In my searches for images of Christmases past I came across the photograph of Figure 1. It shows a group of London children, with delighted faces, carrying holly and mistletoe. The picture was from 1915 so both Edwardian and during the First World War. In that context there is a lot going on – poor children, grubbily dressed, both still with happy faces.So it isn’t a charming little image of Christmas in the “good ol’ days,” but rather a rawer image of Christmas past.
To me it is most reminiscent of Sherlock Holmes’ Baker Street Irregulars.
“At this moment there was a loud ring at the bell, and I could hear Mrs. Hudson, our landlady, raising her voice in a wail of expostulation and dismay.
“By heavens, Holmes,” I said, half rising, “I believe that they are really after us.”
“No, it’s not quite so bad as that. It is the unofficial force—the Baker Street irregulars.”
As he spoke, there came a swift pattering of naked feet upon the stairs, a clatter of high voices, and in rushed a dozen dirty and ragged little street…. There was some show of discipline among them, despite their tumultuous entry, for they instantly drew up in line and stood facing us with expectant faces.

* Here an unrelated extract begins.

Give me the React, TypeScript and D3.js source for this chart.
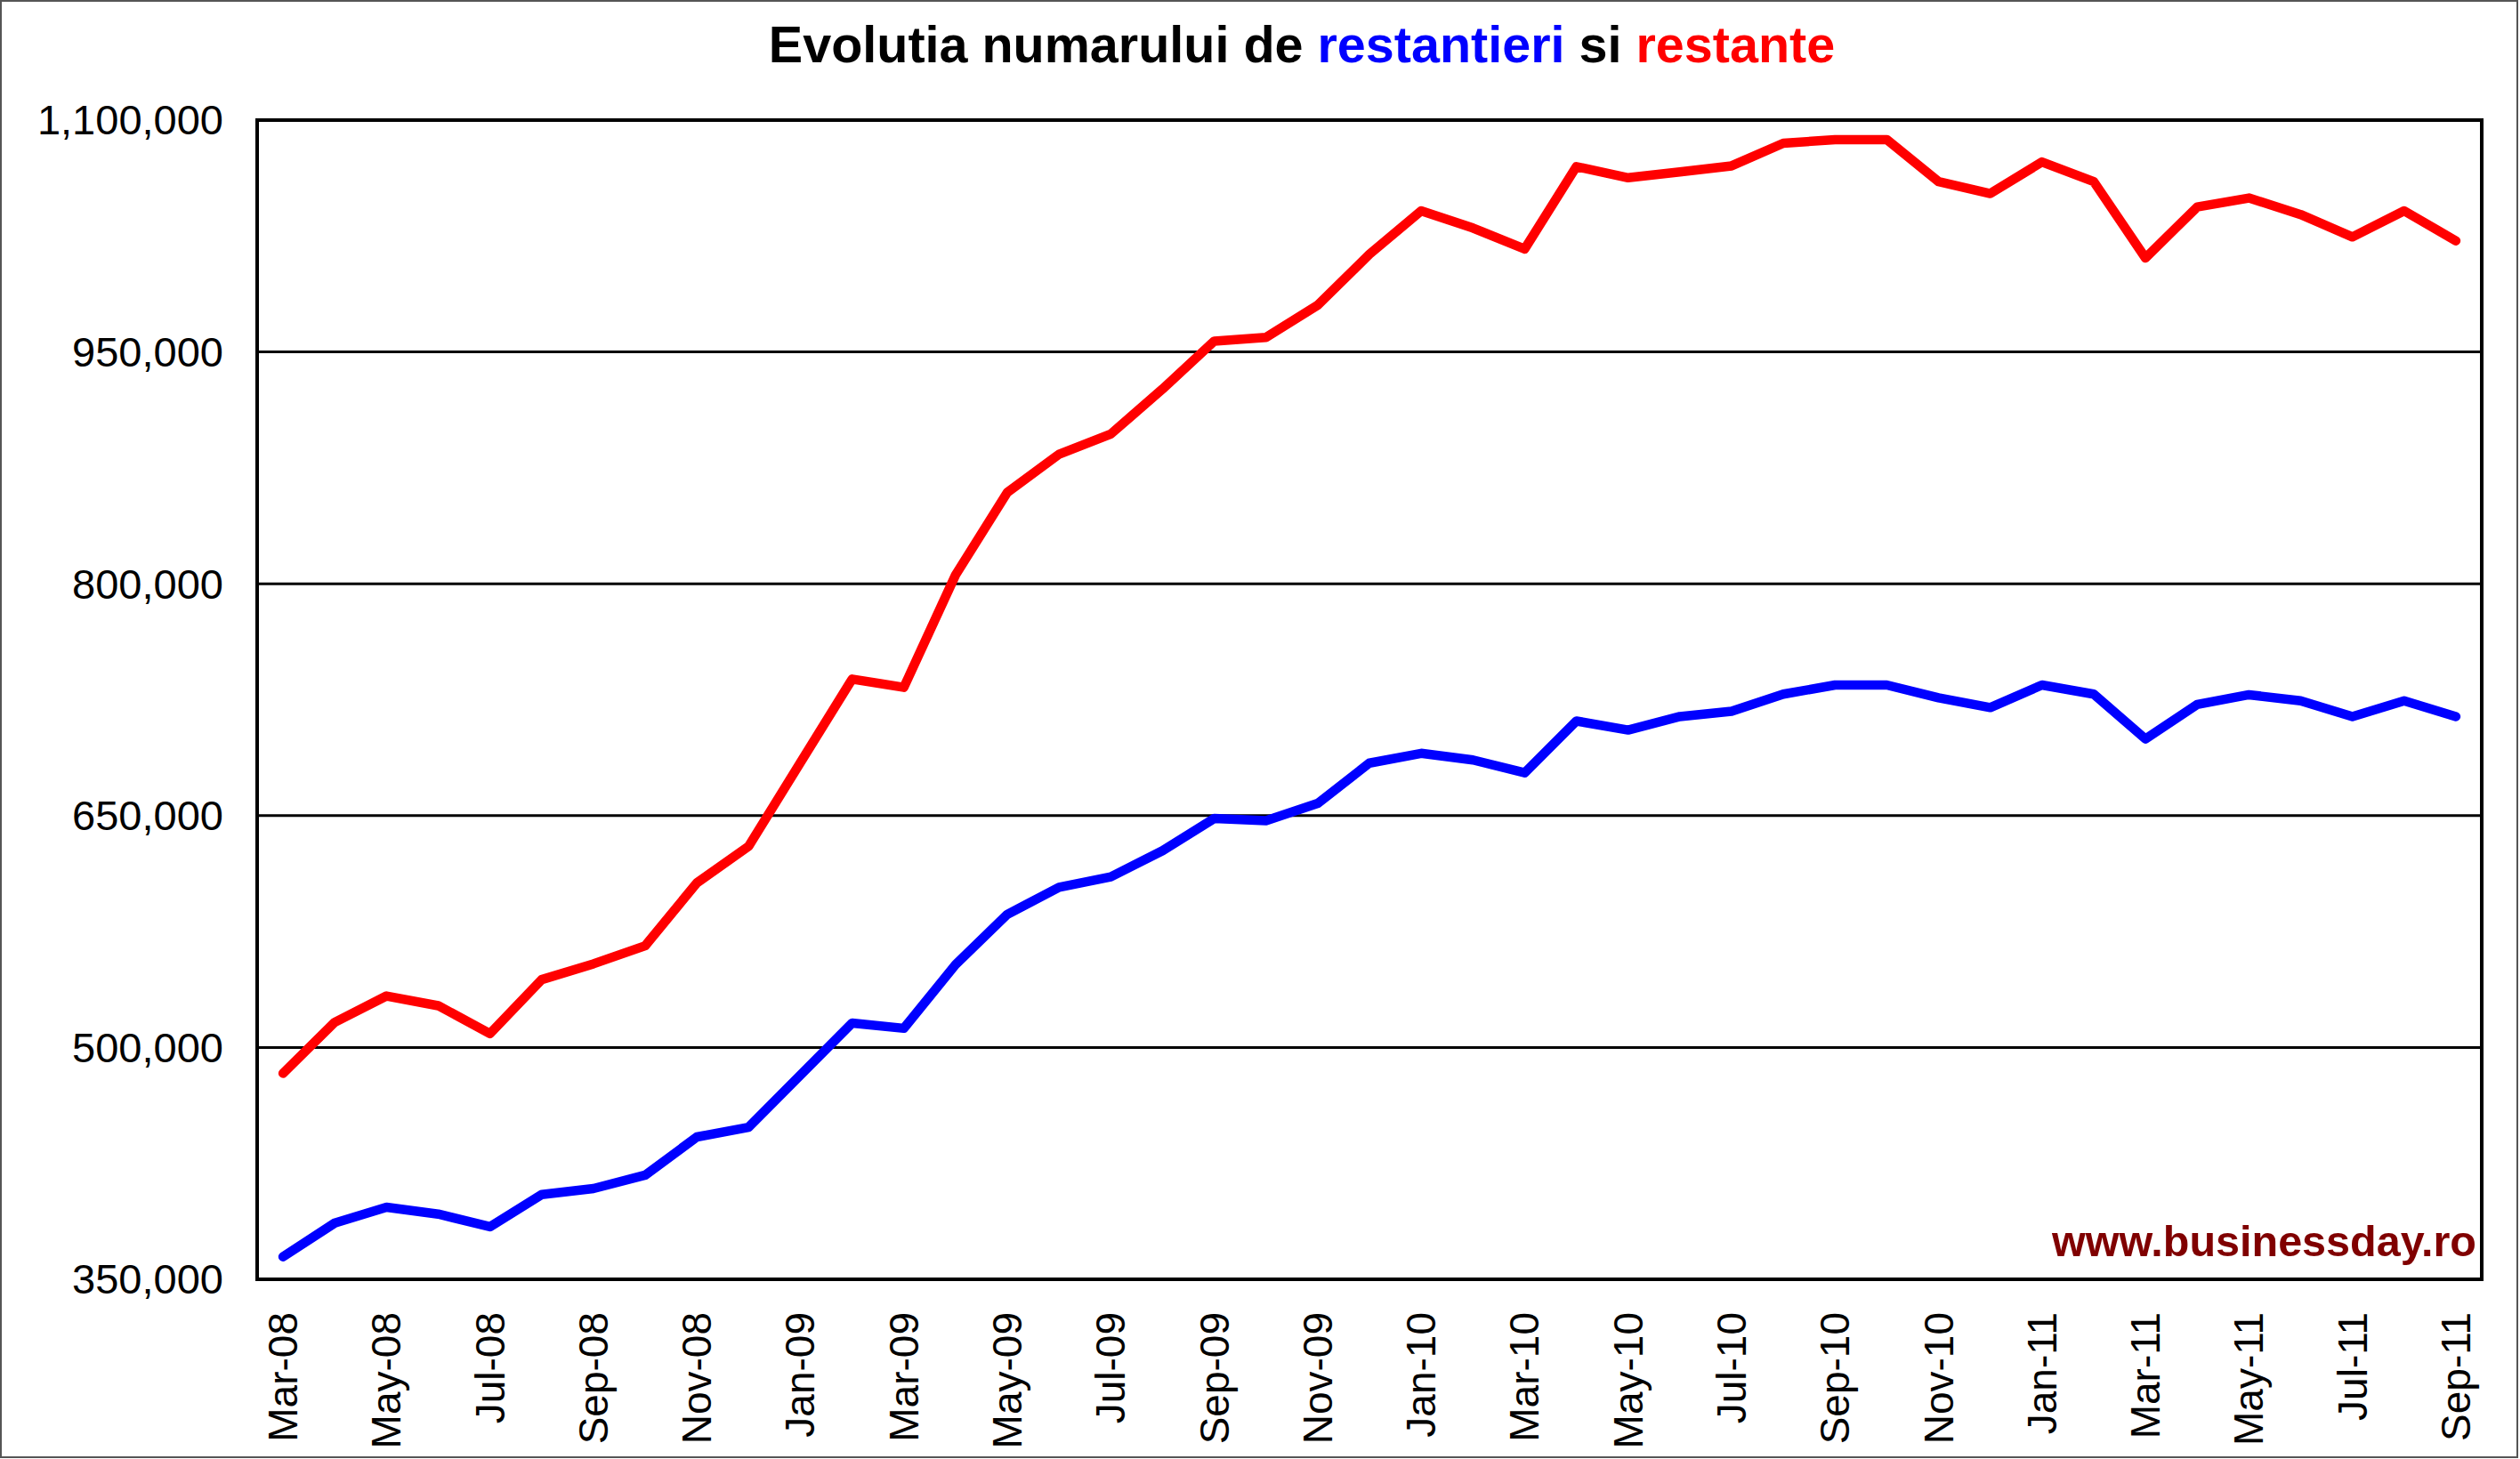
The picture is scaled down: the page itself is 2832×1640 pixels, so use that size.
import * as d3 from 'd3';

// categories (one per month)
const months = [
  'Mar-08', 'Apr-08', 'May-08', 'Jun-08', 'Jul-08', 'Aug-08', 'Sep-08', 'Oct-08', 'Nov-08', 'Dec-08',
  'Jan-09', 'Feb-09', 'Mar-09', 'Apr-09', 'May-09', 'Jun-09', 'Jul-09', 'Aug-09', 'Sep-09', 'Oct-09',
  'Nov-09', 'Dec-09', 'Jan-10', 'Feb-10', 'Mar-10', 'Apr-10', 'May-10', 'Jun-10', 'Jul-10', 'Aug-10',
  'Sep-10', 'Oct-10', 'Nov-10', 'Dec-10', 'Jan-11', 'Feb-11', 'Mar-11', 'Apr-11', 'May-11', 'Jun-11',
  'Jul-11', 'Aug-11', 'Sep-11',
];

// numarul de restantieri (blue)
const restantieri = [
  364600, 386400, 396600, 392200, 384000, 404800, 408700, 417400, 442100, 448400,
  482100, 515800, 512400, 553600, 586100, 603600, 610400, 627300, 648200, 646700,
  657900, 684000, 690300, 686000, 677700, 711200, 705400, 714100, 717500, 728600,
  734500, 734500, 726200, 719900, 734500, 728600, 699600, 721900, 728200, 724300,
  714100, 724300, 714100,
];

// restante (red)
const restante = [
  483300, 516300, 533300, 527000, 509000, 543900, 554100, 565800, 606500, 630200,
  684300, 738300, 733000, 805700, 859100, 883800, 896900, 926000, 957000, 959400,
  980300, 1013200, 1041300, 1030200, 1016600, 1069900, 1062700, 1066500, 1070400, 1085000,
  1087400, 1087400, 1060200, 1052500, 1072900, 1060200, 1010800, 1043800, 1049600, 1038900,
  1024400, 1041300, 1021900,
];

// y axis ticks
const yTicks = [350000, 500000, 650000, 800000, 950000, 1100000];

// layout
const W = 2832;
const H = 1640;
const left = 289;
const right = 2789;
const top = 135;
const bottom = 1438;
const font = '"Liberation Sans", Arial, sans-serif';

export default function App() {
  const x = d3.scalePoint<string>().domain(months).range([left, right]).padding(0.5);
  const y = d3.scaleLinear().domain([350000, 1100000]).range([bottom, top]);
  const fmt = d3.format(',');

  const line = d3.line<number>()
    .x((_, i) => x(months[i]) as number)
    .y(d => y(d));

  return (
    <svg
      width={W}
      height={H}
      style={{position: 'absolute', left: 0, top: 0, background: '#fff'}}
      fontFamily={font}
    >
      <rect x={1} y={1} width={W - 4} height={H - 3} fill="#fff" stroke="#555" strokeWidth={2} />

      {/* title */}
      <text x={1463} y={70} textAnchor="middle" fontSize={57.5} fontWeight="bold" fill="#000">
        Evolutia numarului de <tspan fill="#0000ff">restantieri</tspan> si{' '}
        <tspan fill="#ff0000">restante</tspan>
      </text>

      {/* gridlines */}
      {yTicks.map(t => (
        <line key={t} x1={left} x2={right} y1={y(t)} y2={y(t)} stroke="#000" strokeWidth={3} />
      ))}

      {/* y labels */}
      {yTicks.map(t => (
        <text key={t} x={251} y={y(t)} dy="0.35em" textAnchor="end" fontSize={47} fill="#000">
          {fmt(t)}
        </text>
      ))}

      {/* x labels, every other month */}
      {months.map((m, i) => i % 2 === 0 && (
        <text
          key={m}
          transform={`translate(${(x(m) as number) + 16},1475) rotate(-90)`}
          textAnchor="end"
          fontSize={46}
          fill="#000"
        >
          {m}
        </text>
      ))}

      {/* series */}
      <path d={line(restante) ?? ''} fill="none" stroke="#ff0000" strokeWidth={10.5}
        strokeLinejoin="round" strokeLinecap="round" />
      <path d={line(restantieri) ?? ''} fill="none" stroke="#0000ff" strokeWidth={10.5}
        strokeLinejoin="round" strokeLinecap="round" />

      {/* plot frame */}
      <rect x={left} y={top} width={right - left} height={bottom - top} fill="none" stroke="#000" strokeWidth={4} />

      {/* watermark */}
      <text x={2783} y={1412} textAnchor="end" fontSize={48.5} fontWeight="bold" fill="#800000">
        www.businessday.ro
      </text>
    </svg>
  );
}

One of their number, taller and older than the others, stood forward with an air of lounging superiority which was very funny in such a disreputable little scarecrow.”
Sir Arthur Conan Doyle – The Sign of the Four (1890)
As a result, we can see this as a kind of triangle of fiction and reality. Conan Doyle is writing fiction, but describing what he sees and what is familiar. The photographer is making a social statement, projecting what he perceives to what we see. And finally we, as viewers of the image, complete the triangle. We relate it back to the fictional characters that are part of the collective thought of generations of Sherlock Holmes readers. And we recognize, through Dickens, that life was not always so lovely.